Long story short, hes mentally abusive and just an unhappy person and I am never good enough, always cheating with someone (even though I'm not), and he is controlling.

After 10 years I am done. I am miserable and spend my day engulfed in my phone, computer, or exercising. Which of course is all wrong because I'm a bad parent because of it. Yet, when I participate, I'm yelled at and made to feel inadequate. SO here I am with papers filled out and planning on filing as soon as I have a place to move into. He is not aware yet, but really I don't care what he thinks, I'm worried about how I tell the kids.

Last time I said I was done and tried to leave he told the kids I was a dirty [email protected]@@ing ***** who [email protected]@@ed other people......yea. i am trying to avoid him doing anything like that again. So how do I make them understand and break it to them that i can not live with a man like that any longer? Theres 4 of them ages 8-14 and they all love him more than anything. I just can not bad mouth him to them because of it. But how do I tell them? How do I handle it?


----------



## Keepin-my-head-up (Jan 11, 2013)

NikkiGinger said:


> Long story short, hes mentally abusive and just an unhappy person and I am never good enough, always cheating with someone (even though I'm not), and he is controlling.
> 
> After 10 years I am done. I am miserable and spend my day engulfed in my phone, computer, or exercising. Which of course is all wrong because I'm a bad parent because of it. Yet, when I participate, I'm yelled at and made to feel inadequate. SO here I am with papers filled out and planning on filing as soon as I have a place to move into. He is not aware yet, but really I don't care what he thinks, I'm worried about how I tell the kids.
> 
> Last time I said I was done and tried to leave he told the kids I was a dirty [email protected]@@ing ***** who [email protected]@@ed other people......yea. i am trying to avoid him doing anything like that again. So how do I make them understand and break it to them that i can not live with a man like that any longer? Theres 4 of them ages 8-14 and they all love him more than anything. I just can not bad mouth him to them because of it. But how do I tell them? How do I handle it?



Wow!
Sorry you have to go thru this.
In your case, I'd say its better if you tell the kids by yourself.
I don't know how to do it but do 
let them know you will always love them and so will their dad.

You will be there for them.
It will be hard for them no matter what, but if he is verbally abusive in front of them, they probably will be much better off in the long run.
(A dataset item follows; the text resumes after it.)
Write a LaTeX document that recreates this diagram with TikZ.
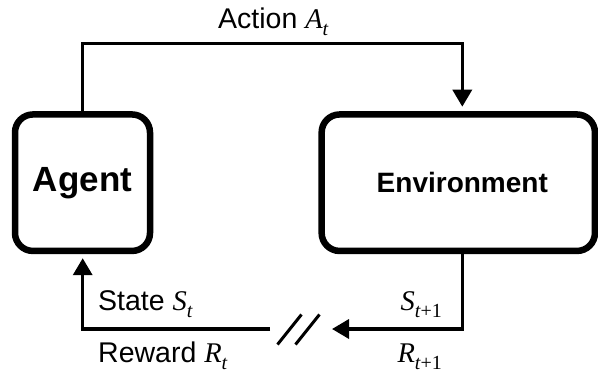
\documentclass[tikz,border=0pt]{standalone}
\usepackage{fontspec}
\setmainfont{Liberation Sans}
\newfontfamily\tms{Liberation Serif}
\usetikzlibrary{arrows.meta}
\newcommand\mv[2]{{\tms\itshape #1}\raisebox{-0.28em}{\tms\fontsize{20}{20}\selectfont #2}}
\begin{document}
\begin{tikzpicture}[x=1pt,y=-1pt,
  box/.style={draw, line width=6.5pt, rounded corners=18pt, inner sep=0pt},
  conn/.style={line width=3.5pt},
  arr/.style={conn, -{Triangle[width=19pt,length=17pt]}},
  slash/.style={line width=3pt},
  lbl/.style={font=\fontsize{28.5}{32}\selectfont, inner sep=0pt}]
\useasboundingbox (0,0) rectangle (598,376);
\node[box, minimum width=135pt, minimum height=136.5pt] (agent) at (82.5,182.7)
  {\fontsize{35}{40}\selectfont\bfseries Agent};
\node[box, minimum width=273.3pt, minimum height=136.5pt] (env) at (458.3,182.7)
  {\hspace{8pt}\fontsize{28}{32}\selectfont\bfseries Environment};
\coordinate (tl) at (82.7,43.3);
\coordinate (tr) at (462.3,43.3);
\coordinate (bl) at (82.7,329);
\coordinate (br) at (462.3,329);
\coordinate (gapL) at (270,329);
\coordinate (gapR) at (332,329);
\draw[arr, shorten >=4.5pt] (agent.north -| tl) -- (tl) -- (tr) -- (tr |- env.north);
\draw[arr] (env.south -| br) -- (br) -- (gapR);
\draw[arr, shorten >=4pt] (gapL) -- (bl) -- (bl |- agent.south);
\coordinate (s1a) at (277.5,344.5); \coordinate (s1b) at (301.5,314.5);
\coordinate (s2a) at (295.5,344.5); \coordinate (s2b) at (319.5,314.5);
\draw[slash] (s1a) -- (s1b);
\draw[slash] (s2a) -- (s2b);
\node[lbl, anchor=base west] (act) at (218,28) {Action \mv{A}{\itshape t}};
\node[lbl, anchor=base west] (st) at (98,310) {State \mv{S}{\itshape t}};
\node[lbl, anchor=base west] (rw) at (98,362) {Reward \mv{R}{\itshape t}};
\node[lbl, anchor=base east] (st1) at (442,310) {\mv{S}{{\itshape t}+1}};
\node[lbl, anchor=base east] (rw1) at (442,362) {\mv{R}{{\itshape t}+1}};
\end{tikzpicture}
\end{document}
They will see that you cannot treat people the way your husband treats you and in time will learn how strong you actually were to stand up for yourself.

If you can create some happiness for yourself by leaving, there will be that much more to heap on your kids.

My parents divorced when I was around 8.
I took it hard but soon saw how much better off my mother was without my father. How mean he was to her, and could not imagine them being together.

I still had love for my father though and always wished his life would turn out well.
I just knew that it was better that he wasn't with my mother and it was unfair for her to have to put up with him.


----------



## NikkiGinger (Jan 21, 2013)

Yea, I know we will all be happier without him in the house every single day, but he has just got them so brainwashed it seems. When we went through something like this before (becasue its an ongoing problem)the first words out of their mouths was Ïf dads leaving I'm going with him." He has them convinced that I am a bad mother and that I don't care and I'm mean and he isn't. He doesn't speak to them, he yells. All the time. He doesn't have a conversation and listen, he yells. I guess I just don't know what to do if they don't want to be around me. 

Thank you!!!!


----------



## Keepin-my-head-up (Jan 11, 2013)

That for sure isn't an easy one.
You just do what's best I suppose.
Raise em right, tslk honestly to the older ones. Even the younger ones.

With them you use a kid friendly version of the truth.
Don't bad mouth their dad.

Do they hear you and your husband when you two fight?
If so, are you saying stuff like you had enough, you are out of here, it's over,etc...?

If so, maybe they are associating the possibility of the family being split with you.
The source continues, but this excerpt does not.